Only after removal did I realize that this light had 6 plugs to it and that I am I had most of these plugs going to its own separate timer. I am grateful that the reef gods got a good laugh out of this and decided not to sacrifice me because of my stupidity. All told this tank, remember it was only 70 gallons, had 22 plugs coming out of it when I took it down. After looking at all of the equipment that was used and how bad the tank looked I am having the house checked for carbon monoxide.
However this is only part of the electrical nightmare. Because I did not plan at all for the placement of the tank or sump and much of the equipment, there was no planning for things like what happens if the skimmer overflows, or where to place things in a neat and clean manner in the sump or the cabinet under the tank, and most importantly I paid little attention to salt spray. I never realized how much of a problem salt spray can be and how widely it can spread.
After tearing down this tank and removing salt spray from just about everywhere but under my arms within a 3 foot radius of this tank, I am again grateful I made the gods laugh. I say that, as because of the electrician’s nightmare I created luckily every receptacle had a plug in it. I say lucky because there was salt spray covering most of these plugs, which is lucky in that if these receptacles had been open the salt spray would have gotten in them and either shorted them out or caused a fire. As lucky as I was there were still signs that 3 small electrical fires had occurred on some plugs as indicated by the small black burn marks on them. This further confirmed that obviously I was not thinking when I did any of this.
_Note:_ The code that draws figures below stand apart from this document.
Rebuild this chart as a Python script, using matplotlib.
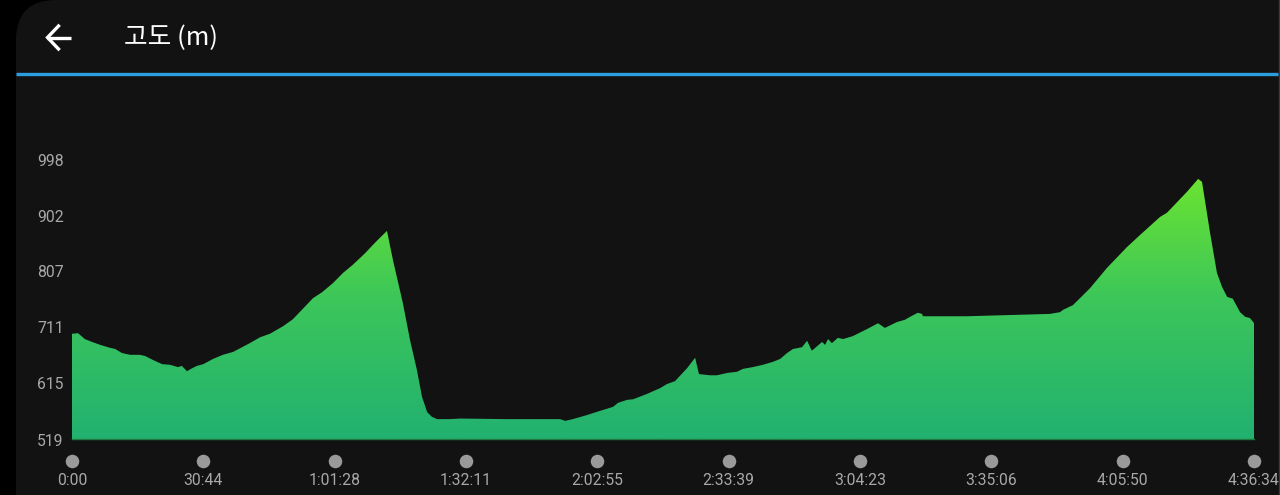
import numpy as np
import matplotlib
matplotlib.use("Agg")
import matplotlib.pyplot as plt
from matplotlib.patches import FancyBboxPatch, Polygon
from matplotlib.colors import LinearSegmentedColormap
import matplotlib.transforms as mtransforms

# ---------------- data ----------------
time_min = [0.0, 1.4, 3.0, 4.7, 6.6, 8.9, 10.1, 11.7, 13.6, 15.9, 17.1, 19.0, 21.1, 22.9,
            24.8, 25.7, 26.9, 28.1, 29.2, 30.7, 33.0, 35.3, 37.7, 39.8, 41.6, 44.0, 46.3,
            49.4, 51.7, 56.4, 58.5, 61.1, 63.4, 65.7, 68.6, 70.4, 71.6, 73.7, 75.1, 77.4,
            79.1, 80.7, 81.9, 83.1, 84.2, 85.4, 88.4, 90.8, 101.8, 105.5, 114.2, 115.4,
            117.2, 120.5, 123.5, 126.6, 127.8, 129.9, 131.3, 134.5, 137.6, 139.2, 141.1,
            143.9, 145.8, 146.7, 149.3, 150.9, 153.3, 155.6, 157.0, 159.3, 161.7, 164.0,
            165.7, 167.3, 168.7, 170.8, 172.0, 173.1, 175.5, 176.2, 176.9, 177.8, 179.2,
            180.4, 182.7, 186.0, 188.6, 190.2, 193.0, 194.9, 196.1, 197.9, 198.9, 199.1,
            209.4, 228.8, 231.2, 231.9, 234.2, 238.2, 242.2, 246.8, 249.9, 254.6, 256.2,
            260.9, 263.5, 264.4, 266.3, 267.9, 269.1, 270.3, 271.6, 273.3, 274.5, 275.6,
            276.6]
elevation = [699, 700, 690, 685, 680, 675, 673, 666, 663, 663, 661, 654, 647, 646,
             642, 644, 635, 640, 644, 647, 656, 663, 668, 676, 683, 693, 699,
             712, 724, 760, 770, 786, 803, 817, 837, 851, 860, 875, 825, 752,
             688, 637, 591, 565, 557, 553, 553, 554, 553, 553, 553, 550,
             553, 560, 567, 574, 581, 586, 587, 596, 606, 613, 618,
             640, 658, 630, 628, 628, 632, 634, 639, 642, 646, 651,
             656, 666, 673, 676, 687, 670, 685, 680, 690, 683, 692,
             690, 695, 707, 717, 709, 719, 723, 728, 735, 733, 729,
             729, 733, 736, 740, 748, 777, 812, 847, 868, 899, 906,
             942, 964, 959, 871, 803, 779, 762, 759, 736, 728, 726,
             717]
y_ticks = [519, 615, 711, 807, 902, 998]
x_tick_labels = ["0:00", "30:44", "1:01:28", "1:32:11", "2:02:55", "2:33:39",
                 "3:04:23", "3:35:06", "4:05:50", "4:36:34"]
title = "고도 (m)"


def label_to_min(s):
    parts = [int(p) for p in s.split(":")]
    sec = 0
    for p in parts:
        sec = sec * 60 + p
    return sec / 60.0


x_tick_pos = [label_to_min(s) for s in x_tick_labels]

# ---------------- figure ----------------
W, H = 1280, 495
fig = plt.figure(figsize=(W / 100, H / 100), dpi=100)
fig.patch.set_facecolor("#000000")

panel = FancyBboxPatch((16, -60), 1400, H + 60, boxstyle="round,pad=0,rounding_size=40",
                       transform=None, facecolor="#121212", edgecolor="none", zorder=-10)
fig.add_artist(panel)

# right edge subtle line
fig.add_artist(plt.Line2D([1278.5 / W, 1278.5 / W], [0, 1], transform=fig.transFigure,
                          color="#3a3a3a", lw=1.0, zorder=-5))

# blue separator
fig.add_artist(plt.Line2D([16 / W, 1278 / W], [1 - 73.5 / H, 1 - 73.5 / H],
                          transform=fig.transFigure, color="#2b9ee0", lw=2.4,
                          solid_capstyle="butt"))

# back arrow
ay = 1 - 37.5 / H
fig.add_artist(plt.Line2D([47 / W, 71 / W], [ay, ay], transform=fig.transFigure,
                          color="white", lw=2.4, solid_capstyle="butt"))
fig.add_artist(plt.Line2D([58.5 / W, 47.5 / W, 58.5 / W],
                          [1 - 26 / H, ay, 1 - 49 / H], transform=fig.transFigure,
                          color="white", lw=2.4, solid_joinstyle="miter"))

fig.text(124 / W, 1 - 38.5 / H, title, color="white", fontsize=18.5, va="center", ha="left",
         family=["Noto Sans CJK KR", "DejaVu Sans"])

# ---------------- chart axes ----------------
x0px, x1px = 72, 1254
ybot, ytop = 439, 159
ax = fig.add_axes([x0px / W, 1 - ybot / H, (x1px - x0px) / W, (ybot - ytop) / H])
ax.set_facecolor("none")
ax.set_zorder(1)
xmax = x_tick_pos[-1]
ax.set_xlim(0, xmax)
ax.set_ylim(y_ticks[0], y_ticks[-1])
ax.axis("off")

t = np.array(time_min)
e = np.array(elevation)
poly_xy = np.column_stack([np.concatenate([[t[0]], t, [t[-1]]]),
                           np.concatenate([[y_ticks[0]], e, [y_ticks[0]]])])
poly = Polygon(poly_xy, closed=True, facecolor="none", edgecolor="none")
ax.add_patch(poly)

cmap = LinearSegmentedColormap.from_list("g", ["#22b170", "#3cc65a", "#72e82a"])
grad = np.linspace(0, 1, 256).reshape(-1, 1)
im = ax.imshow(grad, aspect="auto", cmap=cmap, origin="lower",
               extent=[0, xmax, y_ticks[0], y_ticks[-1]], interpolation="bilinear")
im.set_clip_path(poly)

# bottom baseline
ax.plot([0, xmax], [y_ticks[0], y_ticks[0]], color="#1d7a3c", lw=1.0, clip_on=False)

# y tick labels
ytr = mtransforms.blended_transform_factory(fig.transFigure, ax.transData)
ytr = mtransforms.offset_copy(ytr, fig=fig, x=0, y=-2, units="dots")
for v in y_ticks:
    ax.text(37 / W, v, str(v), transform=ytr, color="#a8a8a8", fontsize=11.3,
            ha="left", va="center", family="Roboto")

# x tick dots and labels
xtr = mtransforms.blended_transform_factory(ax.transData, fig.transFigure)
ax.scatter(x_tick_pos, [1 - 460.5 / H] * len(x_tick_pos), transform=xtr, s=95,
           color="#9a9a9a", clip_on=False, zorder=3, linewidths=0)
for p, lab in zip(x_tick_pos, x_tick_labels):
    ax.text(p, 1 - 480.5 / H, lab, transform=xtr, color="#a8a8a8", fontsize=11.3,
            ha="center", va="center", family="Roboto")

fig.savefig("out.png", dpi=100, facecolor=fig.get_facecolor())
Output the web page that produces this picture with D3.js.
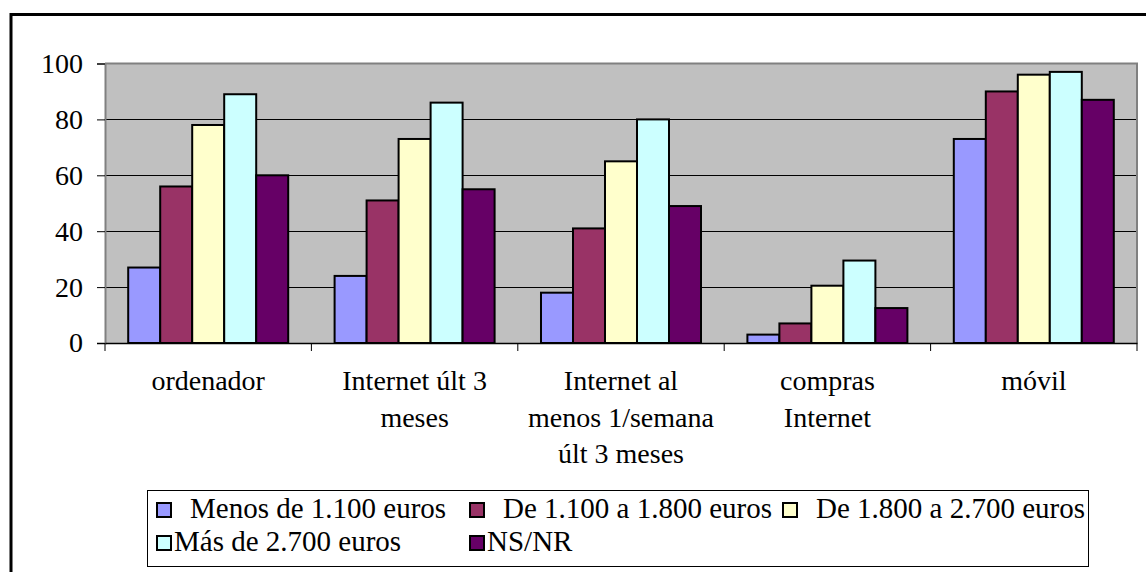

While these issues, which are now funny, but which were actually quite dangerous are what made me realize how stupid I was or am, there were other things that also made me realize that the neurons were just not firing like they should have when I set up and kept fiddling with this tank. First, as I mentioned controlling the tank’s temperature was always a problem.
So several fans and heaters were employed to keep the temperature relatively stable. But with their use there was significant evaporation. So a dehumidifier was needed in my house even in the winter. Also since this water had to be replaced frequently that meant schlepping up buckets of water 2 or 3 times a week just to replace the evaporated water and more for water changes. If this wasn’t enough all of the fans, pumps, dehumidifier and even the lights all produced noise.
Only after everything was disconnected did I realize how quiet the house is now without this tank, even though I have 5 other tanks in operation. It now is actually quite peaceful, so peaceful in fact that I tested out the new equipment for the replacement tank to make sure they would not ruin this new tranquility. Luckily they passed, so now the empty tank sitting near the old spot is producing the excitement and anticipation that the old one should have produced.
Tearing down that tank made me realize a few important things such as: no matter how smart I think I am the rules of reefkeeping such as proper planning and patience still apply. That you should not try to fix flaws in a set up in a piecemeal manner taking half steps by adding more stuff usually is not the answer. But most importantly, I know that God looks out for birds and fools and I can’t fly.